■ Your goal: Exactly the lines from the first line of the records to the line holding "from matplotlib.ticker import FuncFormatter" should be duplicated, and nothing more; pictures stay out.

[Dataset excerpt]

————

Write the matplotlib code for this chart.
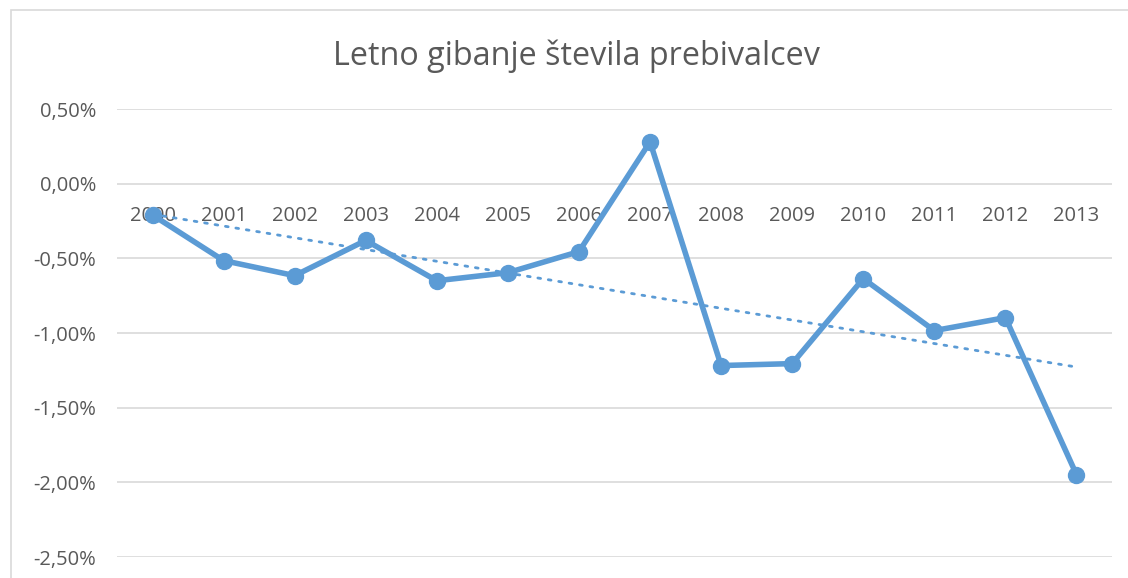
import numpy as np
import matplotlib.pyplot as plt
from matplotlib.patches import Rectangle
from matplotlib.ticker import FuncFormatter

years = ['2000', '2001', '2002', '2003', '2004', '2005', '2006',
         '2007', '2008', '2009', '2010', '2011', '2012', '2013']
change_pct = [-0.21, -0.515, -0.616, -0.38, -0.65, -0.596, -0.455,
              0.28, -1.218, -1.205, -0.636, -0.984, -0.897, -1.948]
title = 'Letno gibanje števila prebivalcev'

blue = '#5B9BD5'
grey_text = '#595959'
grid_col = '#D9D9D9'

plt.rcParams['font.family'] = ['Open Sans', 'DejaVu Sans']

W, H = 1128, 578
fig = plt.figure(figsize=(W / 100, H / 100), dpi=100)

# chart area border (only left and top visible, rest is cropped)
fig.patches.append(Rectangle((11 / W, -0.5), 2, 1.5 - 10 / H,
                             transform=fig.transFigure, fill=False,
                             edgecolor=grid_col, linewidth=1.2))

ax = fig.add_axes([117 / W, 21 / H, 995 / W, 448 / H])

x = np.arange(len(years))
ax.plot(x, change_pct, color=blue, linewidth=4.0, marker='o',
        markersize=11.5, zorder=3, solid_capstyle='round')

# linear trend line
k, n = np.polyfit(x, change_pct, 1)
ax.plot(x, k * x + n, color=blue, linewidth=2.0, linestyle=(0, (1, 2.8)),
        dash_capstyle='round', zorder=2)

ax.set_xlim(-0.5, len(years) - 0.5)
ax.set_ylim(-2.5, 0.5)
ax.set_yticks(np.arange(-2.5, 0.51, 0.5))
ax.yaxis.set_major_formatter(
    FuncFormatter(lambda v, p: f'{v:.2f}%'.replace('.', ',')))
ax.grid(axis='y', color=grid_col, linewidth=1.2)
ax.set_axisbelow(True)

ax.set_xticks(x)
ax.set_xticklabels(years)
ax.spines['bottom'].set_position(('data', 0))
for s in ax.spines.values():
    s.set_visible(False)
ax.tick_params(axis='x', length=0, pad=16, labelsize=14.5,
               labelcolor=grey_text)
ax.tick_params(axis='y', length=0, pad=15, labelsize=14.5,
               labelcolor=grey_text)

fig.text(576 / W, 1 - 56 / H, title, ha='center', va='center',
         fontsize=23.3, color=grey_text)

fig.savefig('out.png', dpi=100)
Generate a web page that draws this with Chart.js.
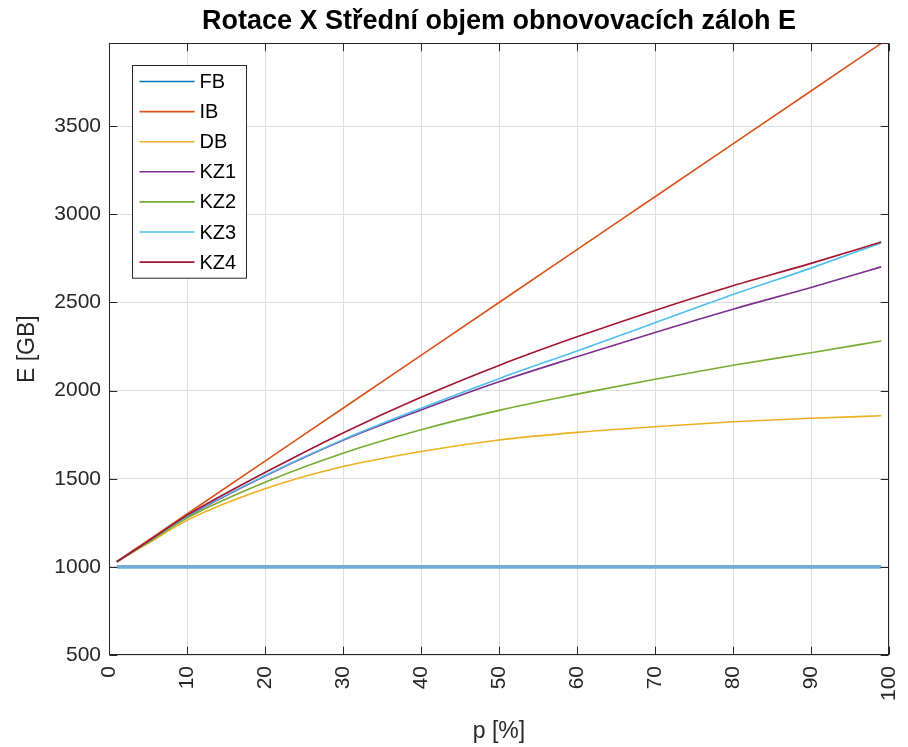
<!DOCTYPE html>
<html lang="cs">
<head>
<meta charset="utf-8">
<title>Rotace X - Střední objem obnovovacích záloh E</title>
<script src="https://cdn.jsdelivr.net/npm/chart.js@4.4.1/dist/chart.umd.min.js"></script>
<style>
  html, body { margin: 0; padding: 0; background: #fff; }
  #wrap { width: 908px; height: 747px; }
</style>
</head>
<body>
<div id="wrap"><canvas id="graf" width="908" height="747"></canvas></div>
<script>
// p [%]
const P   = [1, 5, 10, 20, 30, 40, 50, 60, 70, 80, 90, 99];
const FB  = [1000, 1000, 1000, 1000, 1000, 1000, 1000, 1000, 1000, 1000, 1000, 1000];
const IB  = [1030, 1150, 1300, 1600, 1900, 2200, 2500, 2800, 3100, 3400, 3700, 3970];
const DB  = [1029, 1133, 1264, 1443, 1569, 1655, 1720, 1763, 1795, 1823, 1843, 1857];
const KZ1 = [1029, 1142, 1284, 1515, 1718, 1890, 2050, 2192, 2330, 2462, 2585, 2702];
const KZ2 = [1029, 1138, 1277, 1480, 1645, 1778, 1888, 1980, 2065, 2144, 2215, 2282];
const KZ3 = [1029, 1143, 1287, 1518, 1722, 1900, 2068, 2225, 2385, 2545, 2695, 2838];
const KZ4 = [1029, 1145, 1292, 1535, 1760, 1962, 2143, 2305, 2455, 2595, 2722, 2843];

const NAMES  = ['FB', 'IB', 'DB', 'KZ1', 'KZ2', 'KZ3', 'KZ4'];
const SERIES = [FB, IB, DB, KZ1, KZ2, KZ3, KZ4];

const X_TICKS = [0, 10, 20, 30, 40, 50, 60, 70, 80, 90, 100];
const Y_TICKS = [500, 1000, 1500, 2000, 2500, 3000, 3500];

const TITLE = 'Rotace X Střední objem obnovovacích záloh E';
const X_LABEL = 'p [%]';
const Y_LABEL = 'E [GB]';

// barvy jako v matlabu
const COLORS = ['#0072BD', '#D95319', '#EDB120', '#7E2F8E', '#77AC30', '#4DBEEE', '#A2142F'];
const FB_PLOT_COLOR = '#72ACD8';
const FONT = "'Liberation Sans', Arial, Helvetica, sans-serif";
const AXIS = '#262626';
const GRID = '#dedede';

function buildDatasets() {
  return SERIES.map((vals, i) => ({
    label: NAMES[i],
    data: vals.map((v, j) => ({ x: P[j], y: v })),
    borderColor: i === 0 ? FB_PLOT_COLOR : COLORS[i],
    legendColor: COLORS[i],
    borderWidth: i === 0 ? 3.8 : 1.6,
    pointRadius: 0,
    fill: false,
    cubicInterpolationMode: 'monotone',
    order: NAMES.length - i
  }));
}

// ramecek os + ticky dovnitr
const boxPlugin = {
  id: 'matlabBox',
  afterDatasetsDraw(chart) {
    const { ctx, chartArea: a, scales: { x, y } } = chart;
    const L = Math.round(a.left) + 0.5, R = Math.round(a.right) - 0.5;
    const T = Math.round(a.top) + 0.5, B = Math.round(a.bottom) - 0.5;
    const len = 7.8;
    ctx.save();
    ctx.strokeStyle = AXIS;
    ctx.lineWidth = 1;
    ctx.strokeRect(L, T, R - L, B - T);
    ctx.beginPath();
    X_TICKS.forEach(v => {
      const px = Math.round(x.getPixelForValue(v)) + 0.5;
      ctx.moveTo(px, B); ctx.lineTo(px, B - len);
      ctx.moveTo(px, T); ctx.lineTo(px, T + len);
    });
    Y_TICKS.forEach(v => {
      const py = Math.round(y.getPixelForValue(v)) + 0.5;
      ctx.moveTo(L, py); ctx.lineTo(L + len, py);
      ctx.moveTo(R, py); ctx.lineTo(R - len, py);
    });
    ctx.stroke();
    ctx.restore();
  }
};

// legenda v rohu grafu
const legendPlugin = {
  id: 'matlabLegend',
  afterDraw(chart) {
    const { ctx } = chart;
    const sets = chart.data.datasets;
    const x0 = 132.5, y0 = 65.5, w = 114, rowH = 30.1;
    const h = sets.length * rowH + 2;
    ctx.save();
    ctx.fillStyle = '#fff';
    ctx.fillRect(x0, y0, w, h);
    ctx.strokeStyle = AXIS;
    ctx.lineWidth = 1;
    ctx.strokeRect(x0, y0, w, h);
    ctx.font = `20px ${FONT}`;
    ctx.textBaseline = 'middle';
    ctx.textAlign = 'left';
    sets.forEach((ds, i) => {
      const cy = y0 + 16 + i * rowH;
      ctx.strokeStyle = ds.legendColor;
      ctx.lineWidth = 1.6;
      ctx.beginPath();
      ctx.moveTo(x0 + 7, cy);
      ctx.lineTo(x0 + 62, cy);
      ctx.stroke();
      ctx.fillStyle = '#000';
      ctx.fillText(ds.label, x0 + 67, cy + 1);
    });
    ctx.restore();
  }
};

new Chart(document.getElementById('graf'), {
  type: 'line',
  data: { datasets: buildDatasets() },
  plugins: [boxPlugin, legendPlugin],
  options: {
    responsive: false,
    animation: false,
    events: [],
    layout: { padding: { left: 0, right: 19, top: 0, bottom: 0 } },
    plugins: {
      legend: { display: false },
      tooltip: { enabled: false },
      title: {
        display: true,
        fullSize: false,
        text: TITLE,
        color: '#000',
        font: { family: FONT, size: 27, weight: 'bold' },
        padding: { top: 5, bottom: 6 }
      }
    },
    scales: {
      x: {
        type: 'linear',
        min: 0,
        max: 100,
        afterBuildTicks: s => { s.ticks = X_TICKS.map(v => ({ value: v })); },
        afterFit: s => { s.height = 92; s.paddingLeft = 0; s.paddingRight = 0; },
        grid: { color: GRID, drawTicks: false },
        border: { display: false },
        ticks: {
          color: AXIS,
          font: { family: FONT, size: 21 },
          padding: 11,
          minRotation: 90,
          maxRotation: 90,
          autoSkip: false
        },
        title: {
          display: true,
          text: X_LABEL,
          color: AXIS,
          font: { family: FONT, size: 23 },
          padding: { top: 0, bottom: 2 }
        }
      },
      y: {
        min: 500,
        max: 3970,
        afterBuildTicks: s => { s.ticks = Y_TICKS.map(v => ({ value: v })); },
        afterFit: s => { s.width = 109; s.paddingTop = 0; s.paddingBottom = 0; },
        grid: { color: GRID, drawTicks: false },
        border: { display: false },
        ticks: {
          color: AXIS,
          font: { family: FONT, size: 21 },
          padding: 8,
          callback: v => String(v)
        },
        title: {
          display: true,
          text: Y_LABEL,
          color: AXIS,
          font: { family: FONT, size: 23 },
          padding: { top: 14, bottom: 0 }
        }
      }
    }
  }
});
</script>
</body>
</html>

————

■ Task answer:
Write the matplotlib code for this chart.
import numpy as np
import matplotlib.pyplot as plt
from matplotlib.patches import Rectangle
from matplotlib.ticker import FuncFormatter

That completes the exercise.